I don't know if this is helpful or not...
It took me years (as a WS) to get past my own bullshit enough to actually feel empathy for my BW. And having been on SI for years, I've seen that same pattern in other WS's over and over again. The thing is, it takes an incredible amount of entitlement, selfishness and lack of empathy to have an affair in the first place. That's not something you just "shake off" as a result of having been caught. It's a character flaw. (To be clear, that's not a judgment on WS's. I'm not saying they are bad people at heart. Most of the time, they are just very, very broken people who lack the skills and experience it takes to be a better person.) Changing that takes a heroic amount of effort, understanding, humility, and sacrifice. Which is why most WS's never succeed in changing.
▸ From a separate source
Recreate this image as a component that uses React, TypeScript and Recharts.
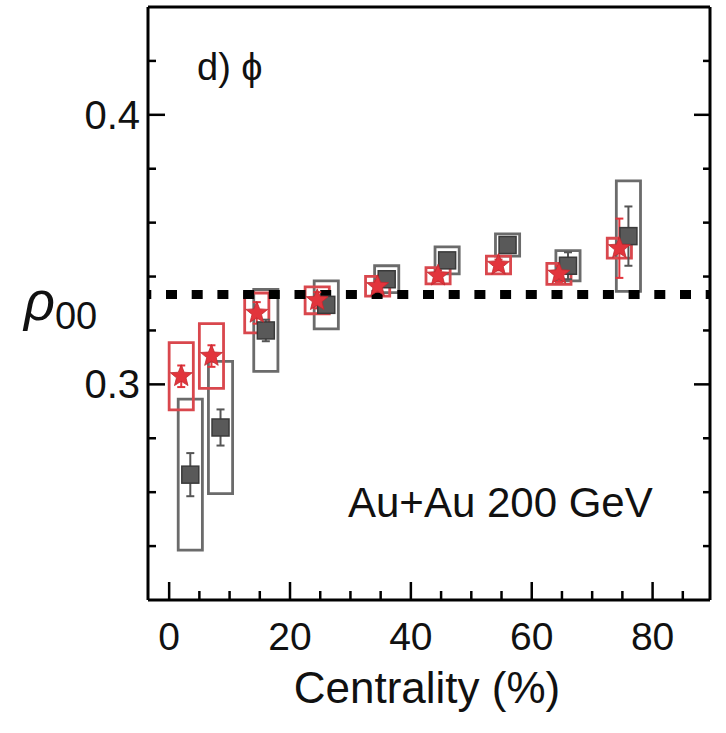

Most WS's are capable of "saying the things", such as "I'm sorry" or "I had an affair" or other statements that, to an outsider, might seem like a heartfelt apology. But they aren't heartfelt, or more accurately, they aren't heartfelt towards YOU, the BS, the victim. Most WS's are sad for THEMSELVES. They feel badly for cheating. They feel badly for getting caught. They feel badly for screwing up not only their marriage but their affair as well. My point being, everything they feel is about themselves, not about the person they hurt, not really. Worse yet, the sorrow they feel for themselves is misguided. They don't think to themselves, "Gosh, I really denigrated myself there. I gave up my own self-respect and dignity, for nothing." Instead, it takes the form of self-pity. They are sorry for ruining their own lives moreso than anyone else's.
It can be difficult for a non-WS to understand this sometimes. For most people, integrity and empathy are part of who they are. If you bump into someone in a restaurant and end up spilling a drink all over them, the result is that you feel badly for THEM. You apologize, you help clean them up, you offer to pay for cleaning or new clothes, you buy them a new drink, promise to be more careful, etc. In other words, we "own" what we did, and then we do all we can to both maintain our own sense of dignity, while also showing empathy and care for the other person and the result that our actions had on them. Which, same as you, is all most BS's are really asking for from their WS's. Just "own it". Just show some concern and actual care about someone other than themselves. It's not really the apology that matters, it's just the fact that you, the BS, seem to not matter to the WS. It leaves most people feeling unseen, unheard, and most of all, uncared for. It makes us wonder how we could care more about a stranger in a restaurant than someone we married and love and have built a life together with.
You're not going to get the apology and the understanding that you are looking for until (and if) such time that the WS does "the work" and makes serious changes and growth in their life. In the most simple terms, you can't show love for someone else until you love yourself first, and a person that is buried in shame and guilt and entitlement and selfishness, most certainly does not love themselves. They loathe themselves. People who loathe themselves struggle with self-love, and often lack the skills to "self-soothe" or feel good about themselves regardless of what others think. So instead, they get their love and happiness from others. They need other people to like them, to love them, to tell them that they are smart, handsome, funny, talented, whatever. Their self-worth is predicated on approval and compliments from others. Which seems to work just fine... until it doesn't. The problem is, the moment that "flow of incoming love" stops, the WS finds themselves empty and full of self-loathing again. I often describe it as a gas tank with a hole in the bottom. As long as you keep pouring gas in, it's fine. When the flow stops, the tank empties, fast, and the WS is left in a panic, and in a state where they feel overwhelmed, and defined, by their own lack of self-love. And what's the easiest way to fix that? Go find someone to tell you that you're great, someone who will put you on a pedastal, make you feel special, treat you like your presence in their life makes their life better. You know... an affair. (Which, btw, is why affairs have nothing to do with "love". It's about using each other to get the approval we need, even if it's fake and fucked up.)
If you choose to stay with your spouse, then my best advice is to insist on them doing the work. Make it a requirement of R. They have to figure out what it is in their lives that made them so needy in the first place. If they lack the skills to self-soothe without requiring others, then they need to develop those skills. They need to understand what factors in their life (in most cases, this goes back to childhood) contributed to how they feel about themselves today, and have a plan of action to "fix" those things. This is no small feat, and requires courage and commitment, and a willingness to fail and yet keep trying. But it CAN happen, and if and when it does, it can change the dynamics of the relationship in positive ways. I just want to be clear that there are no gaurantees. A lot of damage has been done. Your spouse might do the work and become the world's most perfect person, it still may not matter. I try to impress on most WS's that the work is worth doing, regardless of the marriage outcomes. Until they make those changes in their lives, it will continue to affect all future relationships (work, friends, family) as well as how they feel about themselves.
I hope you find what you are looking for.